Continetti, who previously wrote a hagiography of Palin, writes that her Pentecostal religion and folksy manner meant that “she had more in common with many Republican (and some Democratic) voters than with either Democratic or Republican elites.” More unnerving than Palin’s habit of dropping her “g’s” was what Continetti now concedes was her “lack of experience” and “unfamiliarity with the details of domestic and foreign policy.” This is an awfully charitable rendering of an ostensibly conservative figure who, when asked to identify her favorite American founder, replied: “All of them.” Continetti then suggests that such defects “worried both Democratic and Republican elites.” Coming from the author of The Persecution of Sarah Palin, some of those rightward elites were evidently not nearly worried enough.
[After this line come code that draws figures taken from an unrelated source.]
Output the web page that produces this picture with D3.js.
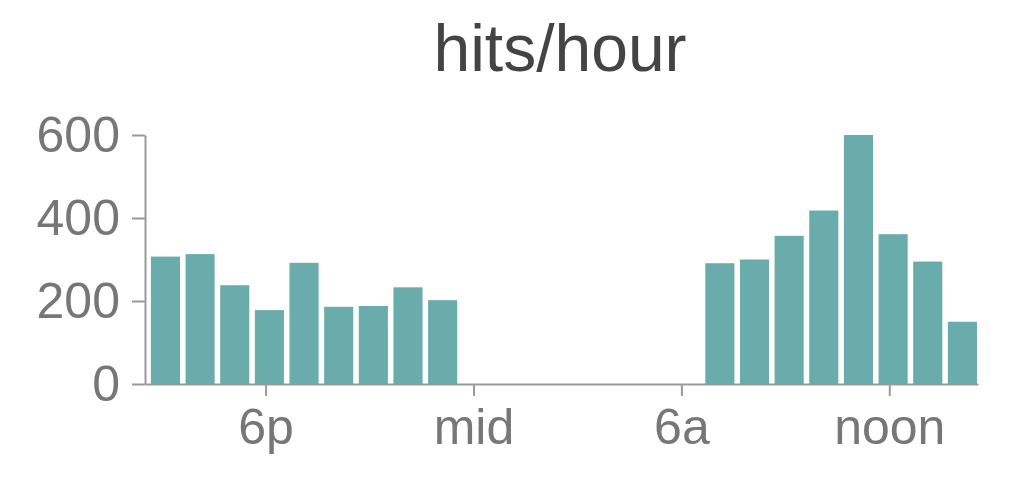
<!DOCTYPE html>
<html>
<head>
<meta charset="utf-8">
<script src="https://cdn.jsdelivr.net/npm/d3@7"></script>
<style>
  html, body { margin: 0; padding: 0; background: #fff; }
  svg { display: block; }
</style>
</head>
<body>
<svg id="chart" width="1023" height="497"></svg>
<script>
// hours: 15 = 3pm, 24 = midnight, 36 = noon (next day), 38 = 2pm
const hours = [15,16,17,18,19,20,21,22,23,24,25,26,27,28,29,30,31,32,33,34,35,36,37,38];
const hits  = [307,313,238,178,292,186,188,233,202,0,0,0,0,0,0,0,291,300,357,418,600,361,295,150];
const yTicks = [0, 200, 400, 600];
const xTickHours = [18, 24, 30, 36];
const xTickLabels = ["6p", "mid", "6a", "noon"];
const title = "hits/hour";

const svg = d3.select("#chart");
const font = "'Liberation Sans', Arial, Helvetica, sans-serif";

const x = d3.scaleLinear().domain([14.52, 38.56]).range([145, 978]);
const y = d3.scaleLinear().domain([0, 600]).range([384, 135]);

// bars
svg.append("g").selectAll("rect")
  .data(hours.map((h, i) => ({h, v: hits[i]})))
  .join("rect")
  .attr("x", d => x(d.h - 0.31))
  .attr("width", d => x(d.h + 0.53) - x(d.h - 0.31))
  .attr("y", d => y(d.v))
  .attr("height", d => y(0) - y(d.v))
  .attr("fill", "#6aabab");

// y axis
const yAxis = svg.append("g")
  .attr("transform", `translate(${x.range()[0]},0)`)
  .call(d3.axisLeft(y).tickValues(yTicks).tickSize(13).tickSizeOuter(0).tickPadding(12));

// x axis
const labelMap = new Map(xTickHours.map((h, i) => [h, xTickLabels[i]]));
const xAxis = svg.append("g")
  .attr("transform", `translate(0,${y(0)})`)
  .call(d3.axisBottom(x).tickValues(xTickHours).tickFormat(d => labelMap.get(d))
        .tickSize(12).tickSizeOuter(0).tickPadding(12));

[yAxis, xAxis].forEach(g => {
  g.selectAll("path.domain").attr("stroke", "#999").attr("stroke-width", 2);
  g.selectAll(".tick line").attr("stroke", "#999").attr("stroke-width", 2);
  g.selectAll(".tick text")
    .attr("fill", "#777")
    .style("font-family", font)
    .style("font-size", "50px");
});

// title
svg.append("text")
  .attr("x", 560)
  .attr("y", 71)
  .attr("text-anchor", "middle")
  .attr("fill", "#444")
  .style("font-family", font)
  .style("font-size", "66px")
  .text(title);
</script>
</body>
</html>
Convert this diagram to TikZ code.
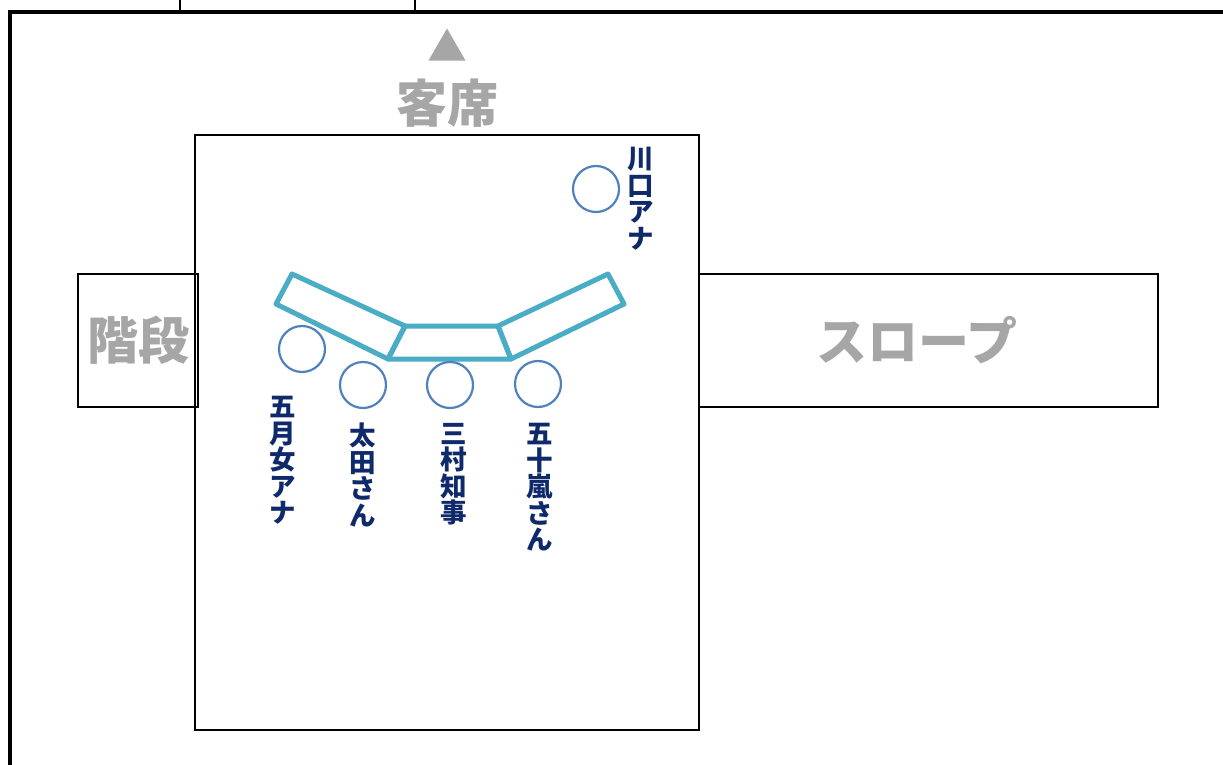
\documentclass[tikz,border=0pt]{standalone}
\usepackage{fontspec}
\usetikzlibrary{shapes.geometric}
\newfontfamily\jpb{Noto Sans CJK JP}
\definecolor{teal1}{HTML}{4BACC6}
\definecolor{blue1}{HTML}{4F81BD}
\definecolor{navy1}{HTML}{0F2A6B}
\definecolor{gray1}{HTML}{A6A6A6}
\begin{document}
\begin{tikzpicture}[x=1pt,y=-1pt,
  frame/.style={draw=black,line width=2pt},
  wall/.style={draw=black,line width=4pt},
  tablepart/.style={draw=teal1,line width=5pt,line join=round},
  seat/.style={circle,draw=blue1,line width=2.2pt,minimum size=46pt,inner sep=0pt},
  vname/.style={text=navy1,font=\jpb\bfseries\fontsize{26.5}{26.5}\selectfont,align=center,inner sep=0pt,anchor=north},
  biglabel/.style={text=gray1,font=\jpb\bfseries\fontsize{51}{54}\selectfont,inner sep=0pt}]
\useasboundingbox (0,0) rectangle (1223,765);
\fill[white] (0,0) rectangle (1223,765);
% outer walls
\draw[frame,line width=1.5pt] (180,0) -- (180,12);
\draw[frame,line width=1.5pt] (415,0) -- (415,12);
\draw[wall] (10,767) -- (10,12) -- (1225,12);
% audience
\node[fill=gray1,regular polygon,regular polygon sides=3,inner sep=0pt,minimum size=43pt] (tri) at (447,50) {};
\node[biglabel] (kyaku) at (447,103) {客席};
% stage
\draw[frame] (195,135) rectangle (699,730);
\node[draw=black,line width=2pt,minimum width=120pt,minimum height=133pt,inner sep=0pt] (stairs) at (138,340.5) {};
\node[biglabel] at (stairs.center) {階段};
\node[draw=black,line width=2pt,minimum width=459pt,minimum height=133pt,inner sep=0pt] (slope) at (928.5,340.5) {};
\node[biglabel] at (917,340) {スロープ};
% table
\draw[tablepart] (292,274) -- (276,304) -- (388,359) -- (405,326) -- cycle;
\draw[tablepart] (405,326) -- (498,326) -- (511,359) -- (388,359) -- cycle;
\draw[tablepart] (608,274) -- (624,304) -- (511,359) -- (498,326) -- cycle;
% seats
\node[seat] (s0) at (596,189) {};
\node[seat] (s1) at (302,349) {};
\node[seat] (s2) at (363,385) {};
\node[seat] (s3) at (450,385) {};
\node[seat] (s4) at (538,384) {};
% names
\node[vname] (n0) at (641,147) {川\\口\\ア\\ナ};
\node[vname] (n1) at (283,396) {五\\月\\女\\ア\\ナ};
\node[vname] (n2) at (363,423) {太\\田\\さ\\ん};
\node[vname] (n3) at (454,423) {三\\村\\知\\事};
\node[vname] (n4) at (540,423) {五\\十\\嵐\\さ\\ん};
\end{tikzpicture}
\end{document}
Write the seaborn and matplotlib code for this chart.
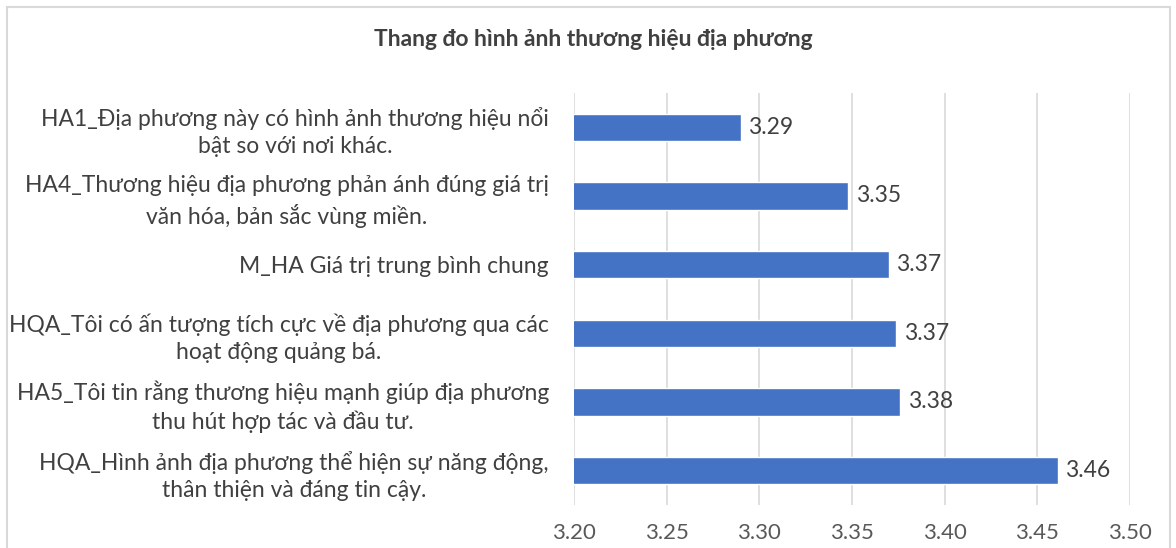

From provincial nationalists to saccharine Christianists, flamboyant voices on the wilder shores of the conservative movement proliferated. Fox News became infamous for spinning delusional and feverish narratives, but nobody illustrated the Right’s “irritable mental gestures” (in Lionel Trilling’s antique description) better than Rush Limbaugh. Continetti portrays the bombastic talk radio host in a curiously favorable light, offering that Limbaugh “treated politics not only as a competition of ideas but also as a contest between liberal elites and the American public.” But in what respect was the man who generally incited and exploited the worst passions of his tribe—and who claimed that President Obama “hates this country”—interested in the competition of ideas? Limbaugh’s allergy to prudence and moderation, to say nothing of civility and decency, constantly risked justifying John Stuart Mill’s supercilious remark that conservatives form “the stupid party.”